2. Discussion of the Prior Art
Those of ordinary skill in the art will appreciate that electric motor assemblies typically include bearings to rotationally support the shaft. There are many different types of bearings, with each type having distinct advantages and disadvantages. Therefore, design requirements often dictate which type of bearing is used in a particular motor assembly. Due in part to the differences in the construction and size of bearing selections, each type of bearing has conventionally required a specialized core or housing in which the bearing is properly positioned for operation.
For example, in a broad range of air moving motors, such as those that would ordinarily power a condenser fan or furnace blower, bearing selection can include at least the options of a self-aligning bearing or a ball bearing. On the one hand, selecting self-aligning bearings may result in quieter operation, as noise generated by the bearing would be undesirably transmitted through the house, but on the other hand, the selection of ball bearings usually results in an assembly that is tougher for handling side loads. Other design considerations may include operating temperature, such as a high temperature requirement for an assembly that will be operating on the roof of a house with hot air coming off of the motor coils. Self-aligning bearings tend to use a lighter weight oil for lubrication purposes and cannot be used in extreme high temperature applications, while ball bearings can use thicker grease for lubrication and can withstand such temperatures.
Conventionally, the selection of one or another type of bearing assembly has required different endshield parts that are individually specialized to accommodate each type of bearing. Even where traditional endshields have attempted to adapt to a more multipurpose construction, such endshields have required complex retaining ring assemblies that are specially tailored for each type of bearing. These systems have lead to the need for extensive inventories of parts to accommodate motor assemblies for varying design considerations.

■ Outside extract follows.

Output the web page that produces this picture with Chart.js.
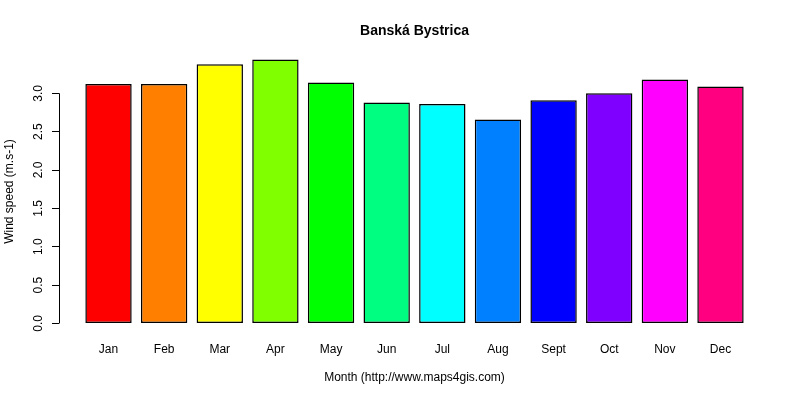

While such conventional endshield systems have been satisfactory in some respects, those of ordinary skill in the art will also appreciate that the multitude of parts that has been necessary to work with various bearing options is burdensome. Maintaining multiple endshields for different bearings can require die-casting, machining, stocking, shipping, and using two entirely different parts. This has lead to more part variations in machining databases and increases costs, as multiple dies and machining centers are typically required to provide the ability to use either a self-aligning bearing or a ball bearing in a given motor assembly.
The prior art simply does not include an electric motor assembly that can satisfactorily receive and position one of a variety of bearing assemblies without requiring an assortment of specialized endshields or other parts, the production and inventorying of which adds cost and the potential for errors in the assembly of the motor.